The choice of layers in deep learning depends on the specific problem and the characteristics of the data.

(1). Image Classification:

(a). Convolutional layers: Convolutional Neural Networks (CNNs) are commonly used for image classification tasks. They are effective at capturing local patterns and spatial dependencies in images.
    
(b). Pooling layers: Pooling layers can be used to downsample feature maps and reduce spatial dimensions, helping the model focus on important features while reducing computational requirements.
    
(c). Fully connected layers: Fully connected layers are often used in the final part of the network to map extracted features to class probabilities or predictions.
    
    
    
    
    
    
    
(2). Sequence Modeling (Natural Language Processing, Speech Recognition):

(a). Recurrent layers (LSTM, GRU): Recurrent layers are suitable for tasks involving sequential data. They can capture temporal dependencies and handle inputs of varying lengths.
    
(b). Fully connected layers: Fully connected layers can be used in combination with recurrent layers to map the learned representations to the desired outputs, such as predicting the next word in a sentence or recognizing speech.
    
    
    
    
    
    
(3).  Object Detection:

(a). Convolutional layers: Convolutional layers are widely used in object detection models, such as the popular architectures like Faster R-CNN or SSD. They are effective at extracting features from images.
    
(b).

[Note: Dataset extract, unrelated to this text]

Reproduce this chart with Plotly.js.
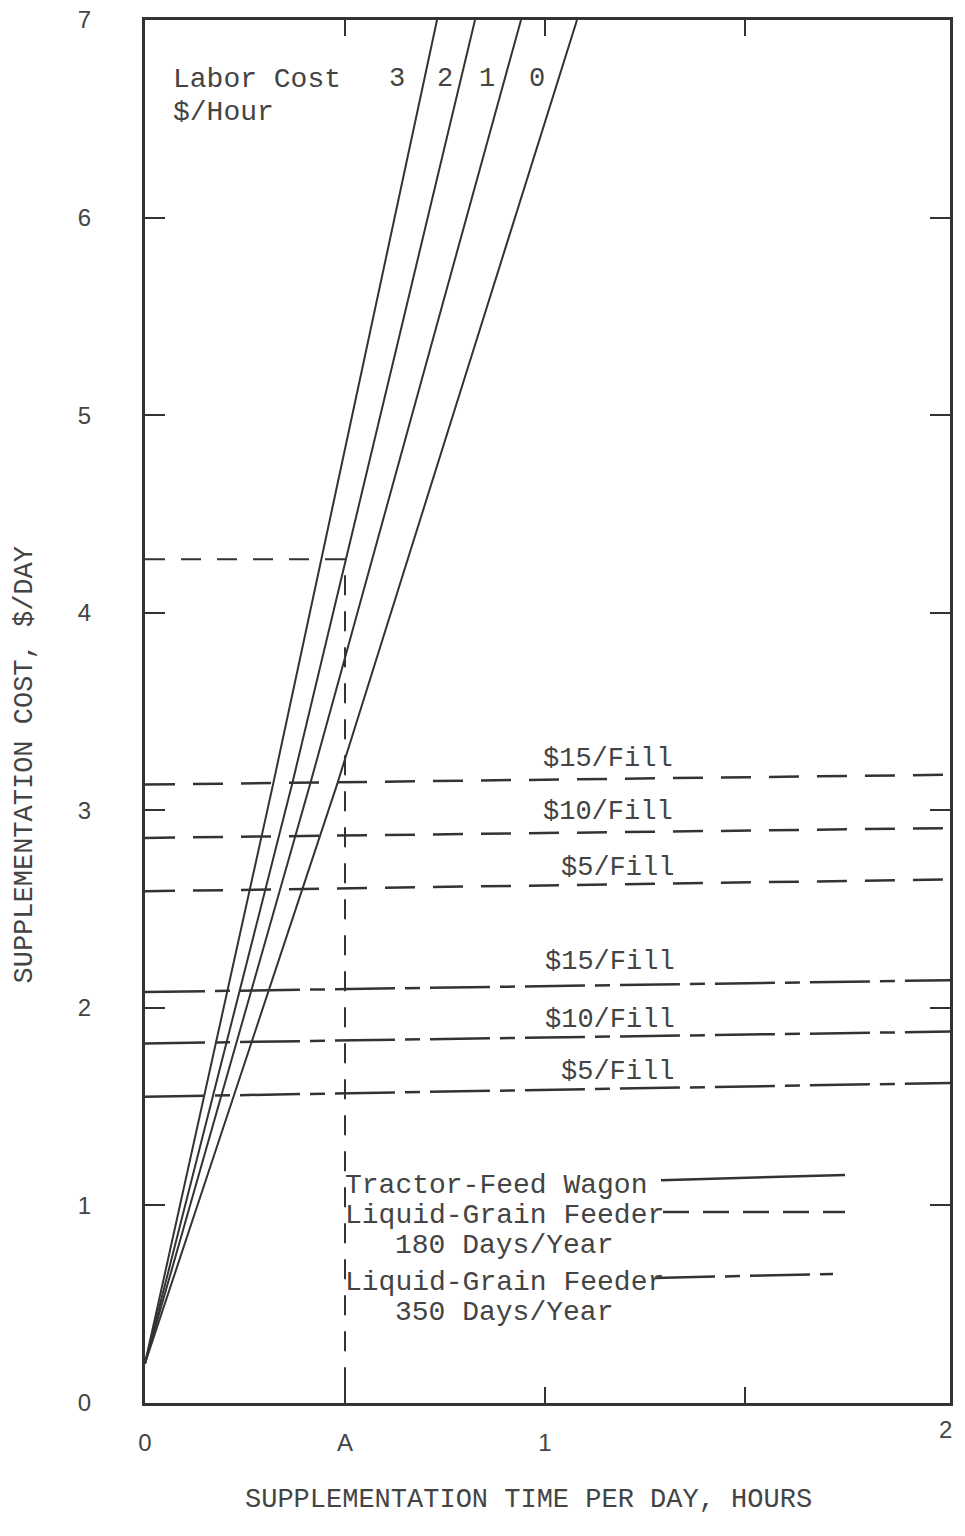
<!DOCTYPE html>
<html><head><meta charset="utf-8">
<script src="https://cdn.plot.ly/plotly-3.0.1.min.js"></script>
<style>body{margin:0;background:#fff}#chart{width:965px;height:1536px}</style>
</head><body><div id="chart"></div>
<script>
// Tractor-feed wagon lines, labor cost $/hour
const laborRates = ['3', '2', '1', '0'];
const laborTimeHours = [
  [0, 0.32, 0.73],
  [0, 0.3675, 0.825],
  [0, 0.4125, 0.94],
  [0, 0.48, 1.08]
];
const laborCost = [
  [0.2, 3.13, 7],
  [0.2, 3.13, 7],
  [0.2, 3.13, 7],
  [0.2, 3.13, 7]
];
// Liquid-grain feeder lines
const fillLabels = ['$15/Fill', '$10/Fill', '$5/Fill'];
const fillTime = [0, 2.0125];
const feeder180Cost = [[3.13, 3.18], [2.86, 2.91], [2.59, 2.65]];
const feeder350Cost = [[2.08, 2.14], [1.82, 1.88], [1.55, 1.62]];
// Example read-off A -> B
const exampleTime = [0, 0.5, 0.5];
const exampleCost = [4.27, 4.27, 0];
// Axis ticks
const xTickVals = [0, 0.5, 1, 1.5];
const xTickText = ['0', 'A', '1', ''];
const xEndLabel = '2';
const yTickVals = [0, 1, 2, 3, 4, 5, 6, 7];
const yTickText = ['0', '1', '2', '3', '4', '5', '6', '7'];
const xTitle = 'SUPPLEMENTATION TIME PER DAY, HOURS';
const yTitle = 'SUPPLEMENTATION COST, $/DAY';

const ink = '#333';
const txt = '#444';
const mono = 'Liberation Mono, Courier New, monospace';
const sans = 'Liberation Sans, Arial, sans-serif';

const traces = [];
laborRates.forEach((r, i) => {
  traces.push({x: laborTimeHours[i], y: laborCost[i], mode: 'lines', name: 'Labor $' + r + '/hr',
    line: {color: ink, width: 2}, showlegend: false, hoverinfo: 'skip'});
});
fillLabels.forEach((f, i) => {
  traces.push({x: fillTime, y: feeder180Cost[i], mode: 'lines', name: '180 d ' + f,
    line: {color: ink, width: 2.5, dash: '30px,18px'}, showlegend: false, hoverinfo: 'skip'});
});
fillLabels.forEach((f, i) => {
  traces.push({x: fillTime, y: feeder350Cost[i], mode: 'lines', name: '350 d ' + f,
    line: {color: ink, width: 2.5, dash: '60px,10px,15px,10px'}, showlegend: false, hoverinfo: 'skip'});
});
traces.push({x: exampleTime, y: exampleCost, mode: 'lines', name: 'example',
  line: {color: ink, width: 2, dash: '20px,16px'}, showlegend: false, hoverinfo: 'skip'});

function ann(text, x, y, opts) {
  return Object.assign({text: text, x: x, y: y, xref: 'x', yref: 'y', showarrow: false,
    font: {family: mono, size: 27, color: txt}}, opts || {});
}
const legFont = {family: mono, size: 28, color: txt};

const annotations = [
  ann('Labor Cost', 0.065, 6.70, {xanchor: 'left', font: legFont}),
  ann('$/Hour', 0.065, 6.53, {xanchor: 'left', font: legFont}),
  ann(laborRates[0], 0.63, 6.70),
  ann(laborRates[1], 0.75, 6.70),
  ann(laborRates[2], 0.855, 6.70),
  ann(laborRates[3], 0.98, 6.70),
  ann(fillLabels[0], 1.1575, 3.26),
  ann(fillLabels[1], 1.1575, 2.99),
  ann(fillLabels[2], 1.18, 2.71),
  ann(fillLabels[0], 1.1625, 2.23),
  ann(fillLabels[1], 1.1625, 1.94),
  ann(fillLabels[2], 1.18, 1.675),
  ann('Tractor-Feed Wagon', 0.495, 1.10, {xanchor: 'left', font: legFont}),
  ann('Liquid-Grain Feeder', 0.495, 0.95, {xanchor: 'left', font: legFont}),
  ann('180 Days/Year', 0.62, 0.795, {xanchor: 'left', font: legFont}),
  ann('Liquid-Grain Feeder', 0.495, 0.61, {xanchor: 'left', font: legFont}),
  ann('350 Days/Year', 0.62, 0.46, {xanchor: 'left', font: legFont}),
  ann('B', -0.1125, 4.24, {font: {family: 'Liberation Serif, serif', size: 22, color: txt}}),
  ann('C', -0.105, 2.81, {font: {family: 'Liberation Serif, serif', size: 24, color: txt}}),
  {text: xEndLabel, x: 2, xref: 'x', y: -0.0195, yref: 'paper', xanchor: 'center', yanchor: 'middle', showarrow: false,
    font: {family: sans, size: 24, color: txt}},
  {text: xTitle, x: 0.476, xref: 'paper', y: -0.070, yref: 'paper', xanchor: 'center', yanchor: 'middle', showarrow: false,
    font: {family: mono, size: 27, color: txt}},
  {text: yTitle, x: -0.149, xref: 'paper', y: 0.461, yref: 'paper', xanchor: 'center', yanchor: 'middle',
    textangle: -90, showarrow: false, font: {family: mono, size: 27, color: txt}}
];

const shapes = [
  {type: 'line', xref: 'x', yref: 'y', x0: 1.29, y0: 1.128, x1: 1.75, y1: 1.154, line: {color: ink, width: 2.5}},
  {type: 'line', xref: 'x', yref: 'y', x0: 1.295, y0: 0.967, x1: 1.75, y1: 0.967, line: {color: ink, width: 2.5, dash: '26px,14px'}},
  {type: 'line', xref: 'x', yref: 'y', x0: 1.275, y0: 0.633, x1: 1.72, y1: 0.653, line: {color: ink, width: 2.5, dash: '60px,10px,15px,10px'}}
];

const layout = {
  width: 965, height: 1536, autosize: false,
  margin: {l: 145, r: 15, t: 20, b: 133},
  paper_bgcolor: '#fff', plot_bgcolor: '#fff',
  showlegend: false,
  xaxis: {
    range: [0, 2.0125], tickvals: xTickVals, ticktext: xTickText,
    ticks: 'inside', ticklen: 16, tickwidth: 2, tickcolor: ink,
    showline: true, linewidth: 3, linecolor: ink, mirror: 'ticks',
    showgrid: false, zeroline: false, ticklabelstandoff: 16,
    tickfont: {family: sans, size: 24, color: txt}
  },
  yaxis: {
    range: [0, 7], tickvals: yTickVals, ticktext: yTickText,
    ticks: 'inside', ticklen: 20, tickwidth: 2, tickcolor: ink,
    showline: true, linewidth: 3, linecolor: ink, mirror: 'ticks',
    showgrid: false, zeroline: false, ticklabelstandoff: 46,
    tickfont: {family: sans, size: 24, color: txt}
  },
  annotations: annotations,
  shapes: shapes
};

Plotly.newPlot('chart', traces, layout, {staticPlot: true, displayModeBar: false});
</script>
</body></html>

Region Proposal Networks (RPN): RPN layers can be used to generate object proposals for subsequent classification and bounding box regression.
    
(c). Fully connected layers: Fully connected layers can be used in the final part of the network to classify objects and predict bounding box coordinates.
    
    
    
    
    
    
(4).  Generative Models (Generative Adversarial Networks):

(a). Convolutional layers: Convolutional layers are often used in the generator and discriminator networks in GANs for tasks like image synthesis. They capture spatial information and help generate realistic images.
    
(b). Transposed Convolutional layers: Transposed convolutional layers, also known as deconvolutional layers, are used in the generator network to upsample the latent space and generate high-resolution outputs.
    
    
    
    
    
    
(5).  Recommender Systems:

(a). Fully connected layers: Fully connected layers can be used to model user-item interactions and learn latent representations of users and items. They are often used in collaborative filtering-based recommender systems.
    
(b). Embedding layers: Embedding layers can be used to transform categorical variables, such as user or item IDs, into continuous representations that capture semantic relationships.